Campaign finance records show that six prominent developers – including Jarrett, Davis, and Rezko – collectively contributed more than $175,000 to Obama’s campaigns over the last decade and raised hundreds of thousands more from other donors. Rezko alone raised at least $200,000, by Obama’s own accounting.
You get the picture. One could say that Obama has at least partially financed his campaign thanks to the money generated by his friends’ ability to exploit poor. Of course, Obama denies any knowledge of the widespread problems, including in his own district. As the Globe points out, other politicians did, but even then, they still have Obama’s back:
Other local politicians say they knew of the problems.
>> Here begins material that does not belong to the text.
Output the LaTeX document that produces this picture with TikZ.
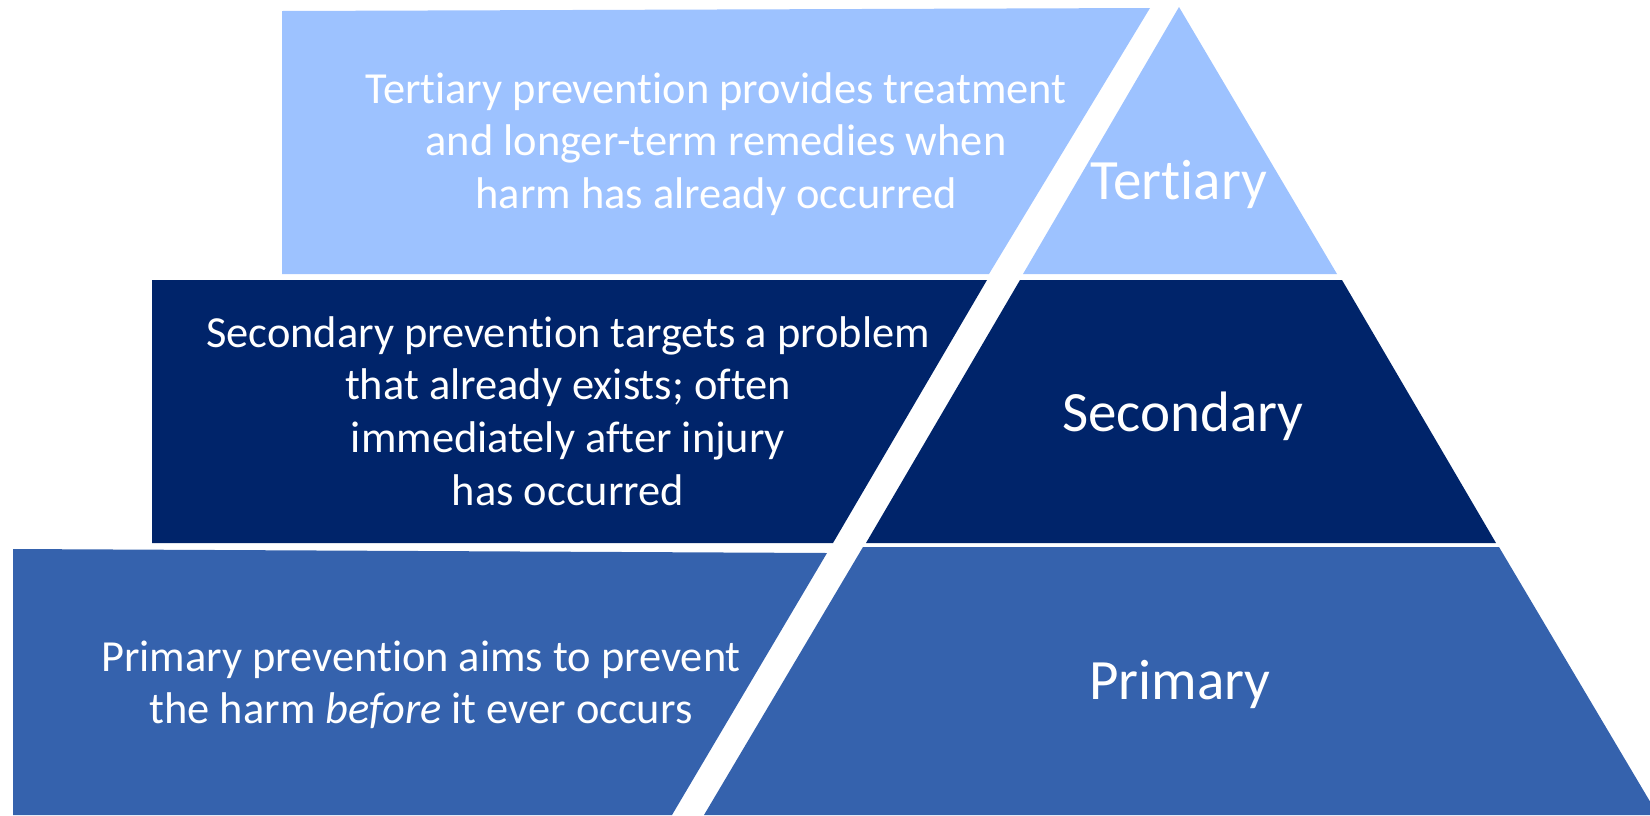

“I started getting complaints from police officers about particular properties that turned out to be Rezko properties,” said Toni Preckwinkle, a Chicago alderman.
She had previously received campaign contributions from Rezmar and said she had regarded the company as a model, one of the city’s best affordable housing developers.
But in the early 2000s, she called Rezko to ask for an explanation for the declining conditions. He told her Rezmar was “getting out of the business,” she said – walking away from its responsibility for managing the developments.
“I didn’t see him nor have anything to do with him after that,” she said.
Preckwinkle, who will be an Obama delegate at the Democratic National Convention, said she would not answer any questions about Obama’s role in her district, nor his relationship with Rezko.
Preckwinkle isn’t alone in the apparent dilemma she faces:
…some people in Chicago’s poorest neighborhoods are torn between a natural inclination to support Obama and a concern about his relationships with the developers they hold responsible for Chicago’s affordable housing failures. Some housing advocates worry that Obama has not learned from those failures.
“I’m not against Barack Obama,” said Willie J.R. Fleming, an organizer with the Coalition to Protect Public Housing and a former public housing resident. “What I am against is some of the people around him.”
Jamie Kalven, a longtime Chicago housing activist, put it this way: “I hope there is not much predictive value in his history and in his involvement with that community.”